Итак, решено, Иоахим уезжает. Радамант его отпустил — не rite, не как вполне здорового, но все же отпустил, отчасти даже одобрив проявленную им твердость духа. Он отправится вниз по узкоколейке в Ландкварт, в Романсхорн, пересечет широкое бездонное озеро, по которому в балладе проскакал всадник, и через всю Германию поедет домой. Он будет жить там, в равнинном мире, среди людей, которые и понятия не имеют о том, как следует жить, ничего не знают о градусниках, об искусстве заворачивания в одеяла, о спальных мешках, о троекратных обязательных прогулках, о… даже трудно сказать, трудно перечислить все, чего люди там не знают, но мысль, что Иоахим, после проведенных здесь наверху полутора с лишним лет, вынужден будет жить среди непосвященных — мысль эта, относившаяся к одному лишь Иоахиму и разве что очень отдаленно, в виде некоего допущения приложимая и к нему, Гансу Касторпу, — привела его в такое расстройство, что он зажмурил глаза и замахал рукой. «Невозможно, невозможно», — пробормотал он.

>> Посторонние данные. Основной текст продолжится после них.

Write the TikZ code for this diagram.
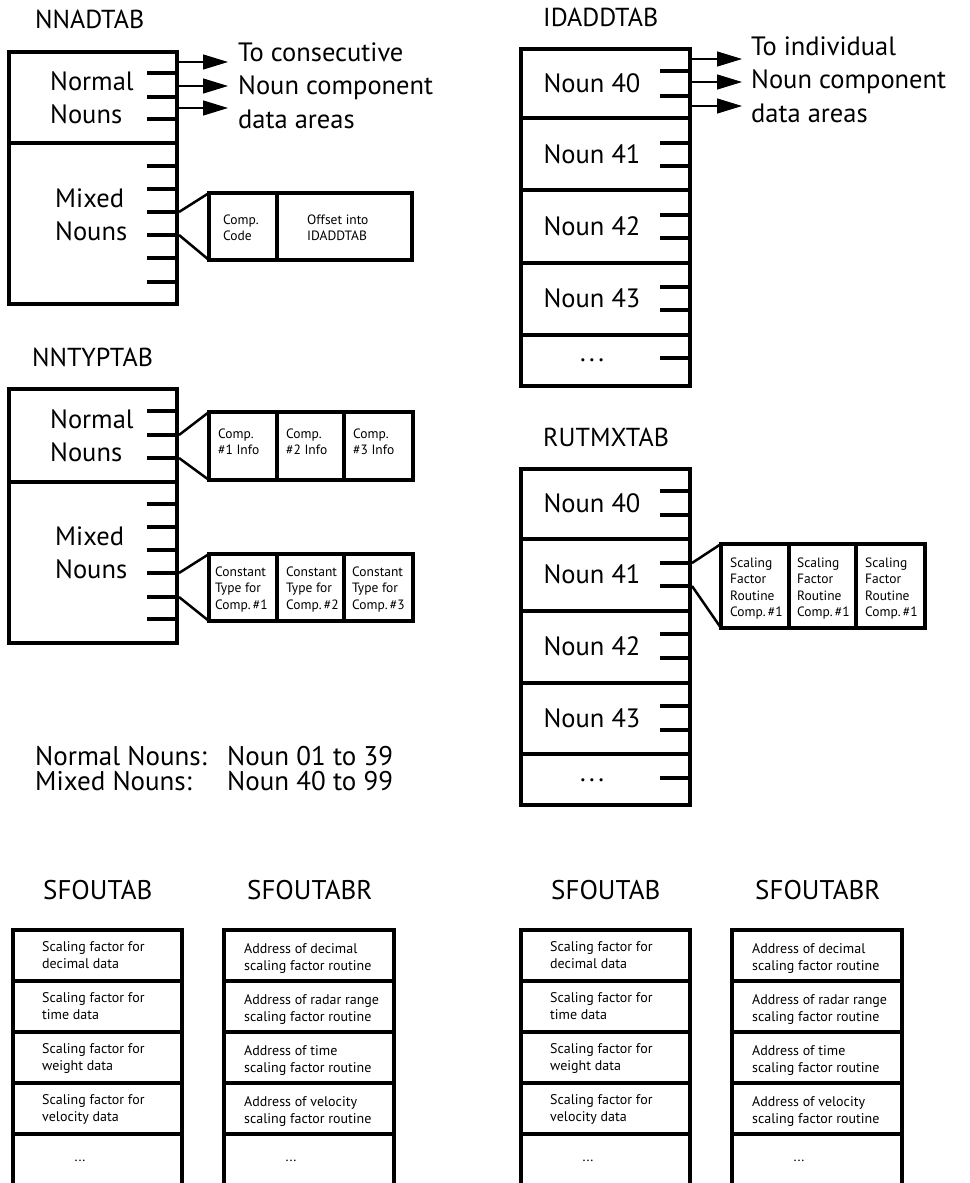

Но если это невозможно, — значит, он должен остаться и жить здесь наверху один, без Иоахима? Да, должен. До каких же пор? До тех пор, пока Беренс не отпустит его как вполне здорового, не отпустит всерьез, а не так, как сегодня. Но, во-первых, срок этот был настолько неопределенен, что перед его необозримостью оставалось только развести руками, как это в свое время сделал Иоахим, и, во-вторых, спрашивалось: станет ли тогда невозможное более возможным? Скорее напротив. И если до конца быть честным с самим собой, то сейчас ему подавали руку помощи, сейчас, когда невозможное было не совсем невозможным, каким оно станет впоследствии, ему предлагались опора и вожатый, благодаря самовольному отъезду Иоахима, на трудном пути вниз, на равнину, который ему одному ввек не отыскать. О, как гуманист и педагог станет призывать его ухватиться за руку и пойти за вожаком, когда гуманист и педагог узнает о такой возможности! Ведь господин Сеттембрини был глашатаем идей и сил, к которым, конечно, стоило прислушаться, впрочем не безоговорочно и не только к ним, но и к другим идеям и силам. Да и с Иоахимом обстояло так же. Иоахим солдат, и этим все сказано. Он уезжает почти в то самое время, когда пышногрудая Маруся должна возвратиться (ее приезда ждали, как известно, к первому октября), тогда как ему, штатскому Гансу Касторпу, отъезд потому и представлялся невозможным, что он должен дождаться Клавдии Шоша, о возвращении которой пока даже и разговора нет. «Я придерживаюсь иного мнения», — сказал Иоахим, когда Радамант обвинил его в дезертирстве, что в отношении Иоахима представлялось лишь пустопорожней болтовней со стороны хандрившего гофрата. Но для него, для штатского, дело обстояло иначе. Для него — о, несомненно, так это и было! Ведь чтобы вырвать из сумбура чувств эту мысль, он и лег сегодня на балкон в мокрядь и холод, — для него и впрямь было бы дезертирством, воспользовавшись оказией, самовольно или полусамовольно бежать на равнину, бежать от чувства растущей ответственности, которая в нем всякий раз возникала при созерцании высшей формы органической жизни, именуемой Homo Dei, дезертирством и изменой по отношению к тяжелым и жгучим, непомерным для его слабых сил и все же волнующе-блаженным обязанностям «править», каким он предавался здесь, на балконе, и среди цветущей синевы своего уголка возле мостика.
64
Не какой-нибудь синьор Аморозо… — намек на театральный термин primo amoroso — первый любовник.